Mobashir Shandhi, PhD 

Assistant Professor, School of Electrical, Computer, and Energy Engineering, Arizona State University 

Date: Friday, April 11, 2025

Time: 9:00 – 9:50 a.m., SCOB 228

Faculty Host: Shaopeng Wang

Mobashir Shandhi Seminar Flyer 

Abstract: The majority of the health care costs related to the treatment of chronic and infectious diseases are attributed to direct care costs (e.g., hospital admissions and readmissions). The prevalence of chronic diseases and associated costs in the United States is growing at an alarming pace. The COVID-19 pandemic has further impacted the health of high-risk individuals by increasing the likelihood of more severe illness for those with underlying health conditions and associated healthcare costs. There have been ample efforts from researchers and clinicians to develop remote healthcare systems and wearable devices to manage patients with chronic and infectious diseases in home settings, which has reduced the burden on inpatient care facilities and gained further momentum during the COVID-19 pandemic. Yet, there is a lack of reliable wearable devices that can provide clinically acceptable information to healthcare professionals, as well as a lack of emphasis on validating wearable and artificial intelligence technologies in representative populations to enable a reliable and equitable remote health management system. This talk will present the challenges and potential solutions for developing tools (i.e., wearable sensors and computational algorithms) for reliable and equitable remote patient monitoring systems for chronic and infectious diseases. More specifically, the presenter will share the development and validation of wearable sensors and computational algorithms for cardiovascular health monitoring, particularly for patients with heart failure, and the development of an intelligent allocation method of diagnostic testing for COVID-19 in a resource-limited setting using commercial wearables.

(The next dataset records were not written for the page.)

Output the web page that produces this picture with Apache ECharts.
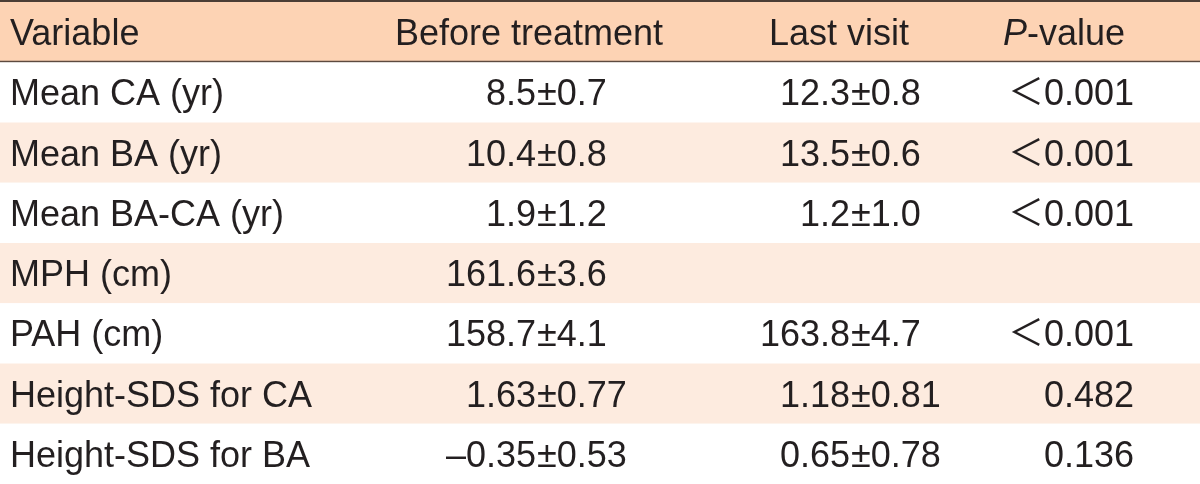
<!DOCTYPE html>
<html>
<head>
<meta charset="utf-8">
<style>
  html, body { margin: 0; padding: 0; background: #fff; }
  #main { width: 1200px; height: 484px; }
</style>
<script src="https://cdn.jsdelivr.net/npm/echarts@6/dist/echarts.min.js"></script>
</head>
<body>
<div id="main"></div>
<script>
    // table content
    var headers = ['Variable', 'Before treatment', 'Last visit', 'P-value']
    var variables = ['Mean CA (yr)', 'Mean BA (yr)', 'Mean BA-CA (yr)', 'MPH (cm)', 'PAH (cm)', 'Height-SDS for CA', 'Height-SDS for BA']
    var beforeTreatment = ['8.5±0.7', '10.4±0.8', '1.9±1.2', '161.6±3.6', '158.7±4.1', '1.63±0.77', '–0.35±0.53']
    var lastVisit = ['12.3±0.8', '13.5±0.6', '1.2±1.0', '', '163.8±4.7', '1.18±0.81', '0.65±0.78']
    var pValues = ['＜0.001', '＜0.001', '＜0.001', '', '＜0.001', '0.482', '0.136']

    var textColor = '#231f20'
    var font = '"Liberation Sans", Arial, "Noto Sans CJK KR", sans-serif'
    var fontSize = 36

    var chart = echarts.init(document.getElementById('main'), null, {renderer: 'canvas'})

    function txt(x, y, s, align) {
        return {
            type: 'text',
            style: {
                x: x, y: y, text: s, align: align, verticalAlign: 'middle',
                fill: textColor, fontFamily: font, fontSize: fontSize
            }
        }
    }

    // split at ± so the column lines up on the sign
    function pmText(anchor, y, s) {
        if (!s) return []
        var i = s.indexOf('±')
        return [txt(anchor - 1, y, s.slice(0, i), 'right'), txt(anchor, y, s.slice(i), 'left')]
    }

    function renderItem(params, api) {
        var idx = api.value(0)
        var c = api.coord([0, idx])
        var h = api.size([0, 1])[1]
        var top = c[1] - h / 2
        var w = api.getWidth()
        var cy = c[1] + 3
        var children = []
        var bg = idx === 0 ? '#fdd3b4' : (idx % 2 === 0 ? '#fdebdf' : '#ffffff')
        children.push({type: 'rect', shape: {x: 0, y: top, width: w, height: h}, style: {fill: bg}})
        if (idx === 0) {
            children.push({type: 'line', shape: {x1: 0, y1: 1, x2: w, y2: 1}, style: {stroke: '#4a3d35', lineWidth: 2}})
            children.push({type: 'line', shape: {x1: 0, y1: top + h - 0.5, x2: w, y2: top + h - 0.5}, style: {stroke: '#5c4a3f', lineWidth: 2}})
            cy = c[1] + 3
            children.push(txt(api.coord([10, 0])[0], cy, headers[0], 'left'))
            children.push(txt(api.coord([529, 0])[0], cy, headers[1], 'center'))
            children.push(txt(api.coord([839, 0])[0], cy, headers[2], 'center'))
            children.push({
                type: 'text',
                style: {
                    x: api.coord([1064, 0])[0], y: cy, align: 'center', verticalAlign: 'middle',
                    text: '{i|P}-value', fill: textColor, fontFamily: font, fontSize: fontSize,
                    rich: {i: {fontStyle: 'italic', fontFamily: font, fontSize: fontSize, fill: textColor}}
                }
            })
        } else {
            var r = idx - 1
            children.push(txt(api.coord([10, 0])[0], cy, variables[r], 'left'))
            children = children.concat(pmText(api.coord([537, 0])[0], cy, beforeTreatment[r]))
            children = children.concat(pmText(api.coord([851, 0])[0], cy, lastVisit[r]))
            if (pValues[r]) children.push(txt(api.coord([1134, 0])[0], cy, pValues[r], 'right'))
        }
        return {type: 'group', children: children}
    }

    var rowIds = ['header'].concat(variables)

    chart.setOption({
        animation: false,
        grid: {left: 0, right: 0, top: 2, bottom: 0},
        xAxis: {type: 'value', min: 0, max: 1200, show: false},
        yAxis: {type: 'category', data: rowIds, inverse: true, show: false},
        series: [{
            type: 'custom',
            renderItem: renderItem,
            data: rowIds.map(function (d, i) { return [i] }),
            encode: {y: 0},
            clip: false
        }]
    })
</script>
</body>
</html>
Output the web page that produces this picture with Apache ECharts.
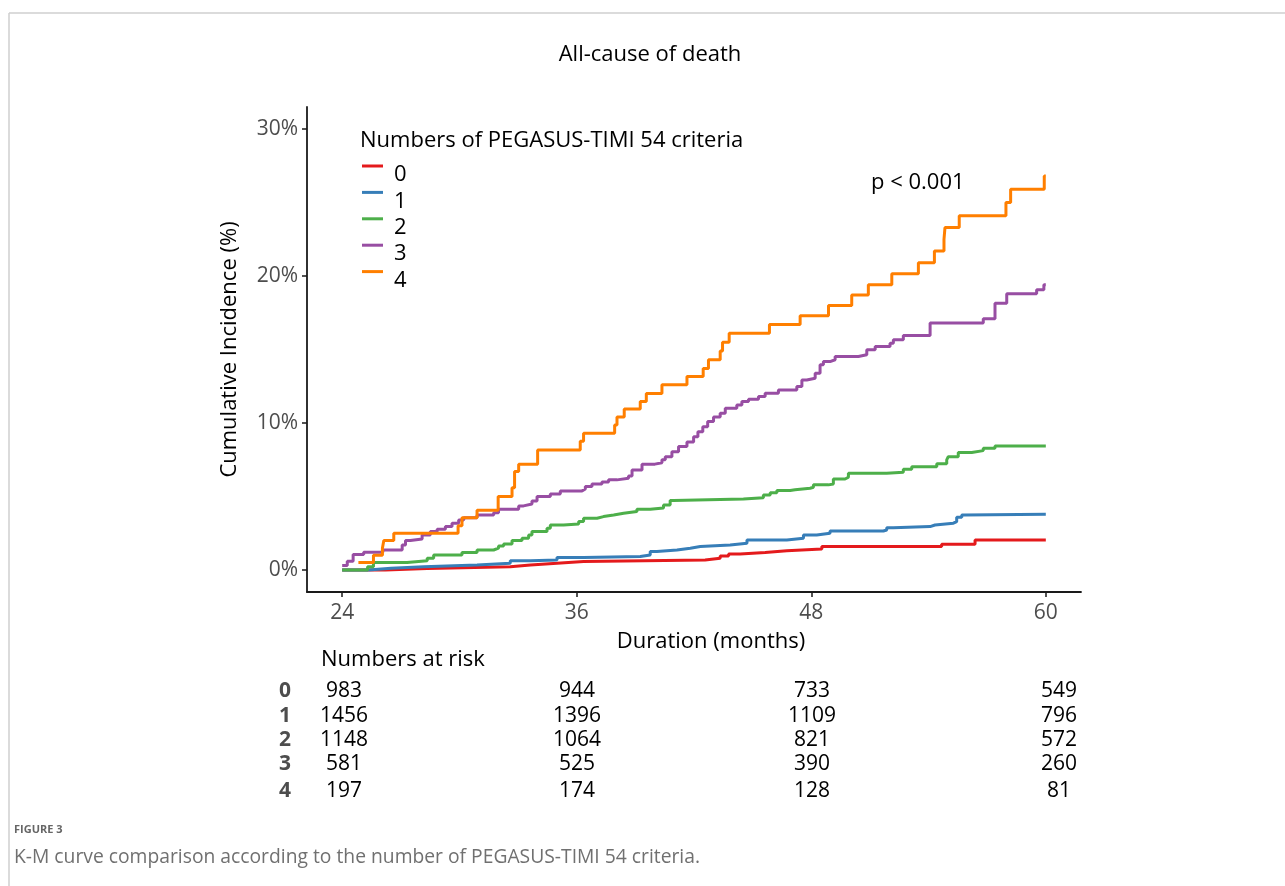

Biosketch: Dr. Shandhi is a Tenure-Track Assistant Professor with a joint appointment in the School of Electrical, Computer, and Energy Engineering and Biodesign Institute Center for Bioelectronics and Biosensors at Arizona State University. Before joining ASU, he finished his postdoctoral training in the Department of Biomedical Engineering at Duke University. He completed his Ph.D. in the Department of Electrical and Computer Engineering at the Georgia Institute of Technology. SHANDHI Lab is focused on developing reliable and equitable digital health technologies, e.g., wearable sensors and computational algorithms (AI/ML), that can enable personalized health care and remote patient monitoring for patients with chronic (cardiovascular, glycemic, and neurological) and infectious diseases (COVID-19). Dr. Shandhi has received multiple awards and grants for his research work, including the American Heart Association Postdoctoral Fellowship and Duke Heart Center and Translating Duke Health (TDH) cardio-oncology grant. Besides these grants as PI, he has received a National Institute of Health (NIH) mHealth Training Institute 2023 Scholarship, Early Career Fellowship, Best Paper award, Runner-up Best Paper award, First Place Research award, and Distinguished Poster Nominee for his work. Dr. Shandhi is an editorial board member of Nature (npj) Digital Medicine.